Perhaps coach Fatih Terim, who was exceptional all tournament, fell short yesterday in a tactical sense. His team concede far too freely - which he admitted himself - and so it is no wonder he fell short in Serie A in his brief stint with Milan. Sabri was out of his depth at right-back yet such a threat going forward that perhaps slotting Hamit Altintop in at full-back, where he has played to decent effect so far in this tournament, would have in fact added more solidity, even if the Turks would have lost some of their creative edge in midfield as a result.
It was to end in heartbreak, but not without a little bit of controversy, as Colin Kazim-Richards went down injured just before Lahm's winner and the Germans refused to put the ball out of play. The London-born midfielder has since come out and publicly criticised them for a lack of sportsmanship, after Turkey had kicked it out for them earlier in the game. Was it fair? After all, the Germans weren't losing - scores were level, so it was not necessarily a matter of what had to be done there and then - or was it? How would Germany have reacted had it happened to them?
When all is said and done, Germany have done it again. They are in their sixth Euro final - having won three of their previous five - and they will face either Spain or Russia, who play each other tonight in Vienna. Being declared pre-tournament favourites, the Germans certainly appear to be living off their reputation, as they lack the champion-like control teams such as Italy had in defence in 2006, Brazil had going forward in 2002, or to go further back, the control they themselves had all over the park in their indomitable team of the 1970s. That considered, you would be hard-pressed to put their current grinding out of results down to their trademark efficiency from previous generations; they have gotten to the latter stages in recent years with a fair bit of blind luck - including fortunate draws in tournaments such as the last two World Cups - but ultimately, they are still here ... is that all that matters?
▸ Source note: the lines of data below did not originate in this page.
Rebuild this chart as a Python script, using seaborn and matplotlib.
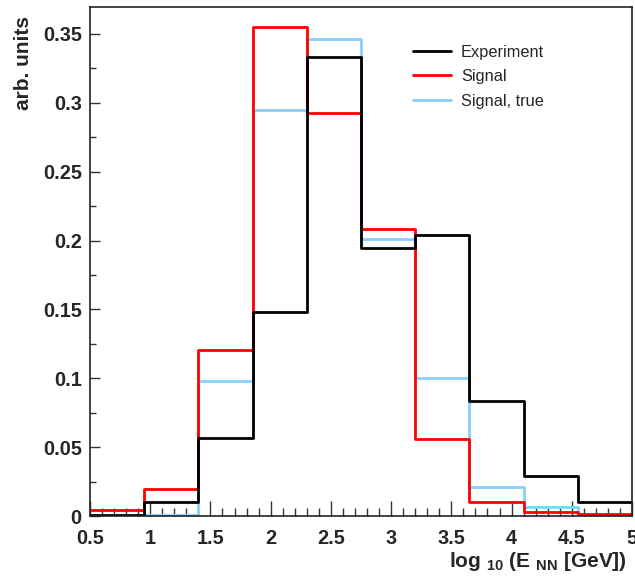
import numpy as np
import pandas as pd
import matplotlib
matplotlib.use("Agg")
import matplotlib.pyplot as plt
from matplotlib.lines import Line2D
from matplotlib.ticker import MultipleLocator
import seaborn as sns

# Binning in log10(E_NN / GeV)
bin_edges = [0.5, 0.95, 1.4, 1.85, 2.3, 2.75, 3.2, 3.65, 4.1, 4.55, 5.0]

# Normalised bin contents
experiment = [0.001, 0.0104, 0.0564, 0.148, 0.3331, 0.1949, 0.2041, 0.0838, 0.029, 0.0102]
signal = [0.0044, 0.0194, 0.1203, 0.3554, 0.2929, 0.2084, 0.056, 0.0099, 0.0031, 0.0012]
signal_true = [0.0, 0.0005, 0.0983, 0.2949, 0.3462, 0.2012, 0.1002, 0.021, 0.0063, 0.001]

series_names = ["Experiment", "Signal", "Signal, true"]
series_colors = ["#000000", "#ff0000", "#87cefa"]

x_ticks = [0.5, 1, 1.5, 2, 2.5, 3, 3.5, 4, 4.5, 5]
x_tick_labels = ["0.5", "1", "1.5", "2", "2.5", "3", "3.5", "4", "4.5", "5"]
y_ticks = [0, 0.05, 0.1, 0.15, 0.2, 0.25, 0.3, 0.35]
y_tick_labels = ["0", "0.05", "0.1", "0.15", "0.2", "0.25", "0.3", "0.35"]

sns.set_theme(style="white")
plt.rcParams["font.family"] = ["Liberation Sans", "DejaVu Sans"]
plt.rcParams["mathtext.fontset"] = "custom"
plt.rcParams["mathtext.bf"] = "Liberation Sans:bold"
plt.rcParams["mathtext.rm"] = "Liberation Sans:bold"
plt.rcParams["mathtext.default"] = "bf"

centers = [0.5 * (a + b) for a, b in zip(bin_edges[:-1], bin_edges[1:])]

fig = plt.figure(figsize=(6.35, 5.77), dpi=100)
ax = fig.add_axes([90 / 635, 1 - 516 / 577, 542 / 635, 509 / 577])

# Draw back to front so the experiment outline sits on top
for name, values, color in reversed(list(zip(series_names,
                                             [experiment, signal, signal_true],
                                             series_colors))):
    df = pd.DataFrame({"x": centers, "w": values})
    sns.histplot(data=df, x="x", weights="w", bins=list(bin_edges), element="step",
                 fill=False, color=color, linewidth=2.0, ax=ax)

ax.set_xlim(0.5, 5.0)
ax.set_ylim(0, 0.3696)

ax.set_xticks(x_ticks)
ax.set_xticklabels(x_tick_labels)
ax.set_yticks(y_ticks)
ax.set_yticklabels(y_tick_labels)
ax.xaxis.set_minor_locator(MultipleLocator(0.1))
ax.yaxis.set_minor_locator(MultipleLocator(0.025))

ax.tick_params(axis="x", which="major", direction="in", length=11, width=1,
               color="#333333", labelsize=14.3, pad=9)
ax.tick_params(axis="x", which="minor", direction="in", length=5.8, width=1,
               color="#333333")
ax.tick_params(axis="y", which="major", direction="in", length=7.2, width=1,
               color="#333333", labelsize=14.3, pad=6)
ax.tick_params(axis="y", which="minor", direction="in", length=4.5, width=1,
               color="#333333")
ax.tick_params(bottom=True, left=True, which="both")
for lab in ax.get_xticklabels() + ax.get_yticklabels():
    lab.set_fontweight("bold")

for side in ["left", "bottom", "top", "right"]:
    ax.spines[side].set_visible(True)
    ax.spines[side].set_color("#222222")
    ax.spines[side].set_linewidth(1.2)

ax.set_ylabel("arb. units", fontsize=15, fontweight="bold", loc="top")
ax.yaxis.set_label_coords(-0.105, 0.982)
ax.set_xlabel(r"log $_{10}$ (E $_{NN}$ [GeV])", fontsize=15, fontweight="bold",
              loc="right")
ax.xaxis.set_label_coords(0.99, -0.066)

handles = [Line2D([], [], color=c, linewidth=2) for c in series_colors]
ax.legend(handles, series_names, loc="upper left",
          bbox_to_anchor=(406 / 635, 1 - 38 / 577), bbox_transform=fig.transFigure,
          frameon=False, fontsize=11.8, handlelength=2.35, handletextpad=0.6,
          labelspacing=0.58, borderaxespad=0)

fig.savefig("out.png", dpi=100)
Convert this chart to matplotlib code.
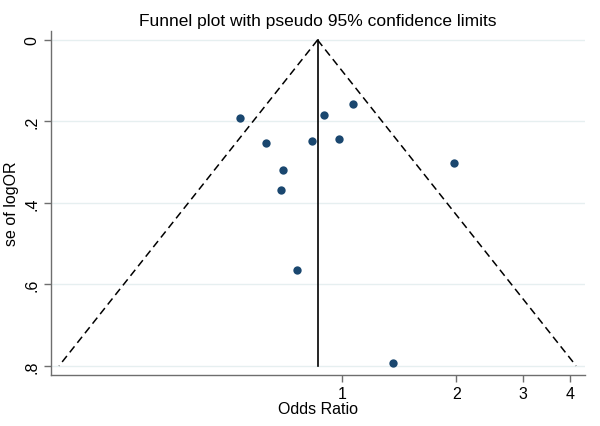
import numpy as np
import matplotlib
matplotlib.use("Agg")
import matplotlib.pyplot as plt
import matplotlib.ticker as mticker

plt.rcParams["font.family"] = ["Liberation Sans", "DejaVu Sans"]

# 研究点：比值比与对数比值比标准误
odds_ratio = [0.538, 0.633, 0.699, 0.691, 0.832, 0.898, 0.980, 1.073, 1.969, 0.760, 1.365]
se_logor = [0.191, 0.252, 0.318, 0.368, 0.247, 0.185, 0.242, 0.157, 0.301, 0.564, 0.794]

pooled_or = 0.863
se_max = 0.8
z95 = 1.96

y_ticks = [0, 0.2, 0.4, 0.6, 0.8]
y_labels = ["0", ".2", ".4", ".6", ".8"]
x_ticks = [1, 2, 3, 4]
x_labels = ["1", "2", "3", "4"]

fig = plt.figure(figsize=(6, 4.27), dpi=100)
ax = fig.add_axes([0.0845, 0.119, 0.8905, 0.806])

ax.set_xscale("log")
ax.set_xlim(0.171, 4.37)
ax.set_ylim(0.823, -0.022)

# 网格线
for yv in y_ticks:
    ax.axhline(yv, color="#e6eff0", lw=1.0, zorder=0)

# 漏斗 95% 伪置信限
se_line = np.array([0.0, se_max])
lo = np.exp(np.log(pooled_or) - z95 * se_line)
hi = np.exp(np.log(pooled_or) + z95 * se_line)
ax.plot(lo, se_line, color="black", lw=1.1, ls=(0, (5, 3)))
ax.plot(hi, se_line, color="black", lw=1.1, ls=(0, (5, 3)))
ax.plot([pooled_or, pooled_or], [0, se_max], color="black", lw=1.2)

ax.scatter(odds_ratio, se_logor, s=36, color="#1a476f", zorder=3, linewidths=0)

ax.xaxis.set_major_locator(mticker.FixedLocator(x_ticks))
ax.xaxis.set_major_formatter(mticker.FixedFormatter(x_labels))
ax.xaxis.set_minor_locator(mticker.NullLocator())
ax.set_yticks(y_ticks)
ax.set_yticklabels(y_labels, rotation=90, va="center")

for side in ["top", "right"]:
    ax.spines[side].set_visible(False)
for side in ["left", "bottom"]:
    ax.spines[side].set_color("#6e6e6e")
    ax.spines[side].set_linewidth(1.0)

ax.tick_params(axis="both", direction="out", length=5, width=1, color="#6e6e6e",
               labelsize=11.5, pad=3)

ax.set_xlabel("Odds Ratio", fontsize=11.5, labelpad=0)
ax.set_ylabel("se of logOR", fontsize=11.5, labelpad=4)
ax.set_title("Funnel plot with pseudo 95% confidence limits", fontsize=12.5, pad=4)

fig.savefig("out.png", dpi=100)
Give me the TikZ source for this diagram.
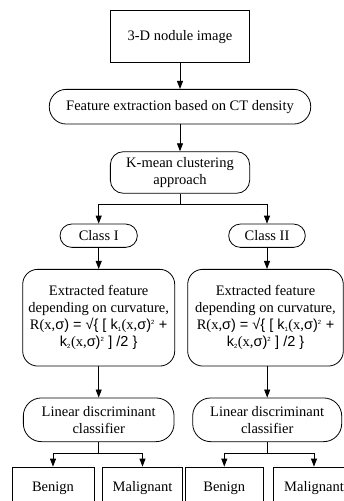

Fatih Terim has dropped a strong hint that, after holding talks with the Turkey board, he will stand down from his position as coach following their elimination. The 54-year-old will be heading back into club management somewhere in Europe. Where might he fit in best? England, Italy, Spain? Perhaps Portugal, Germany, the Netherlands or France? Is there a particular club who could do with his services and will he find employment before the 2008/09 season commences in August?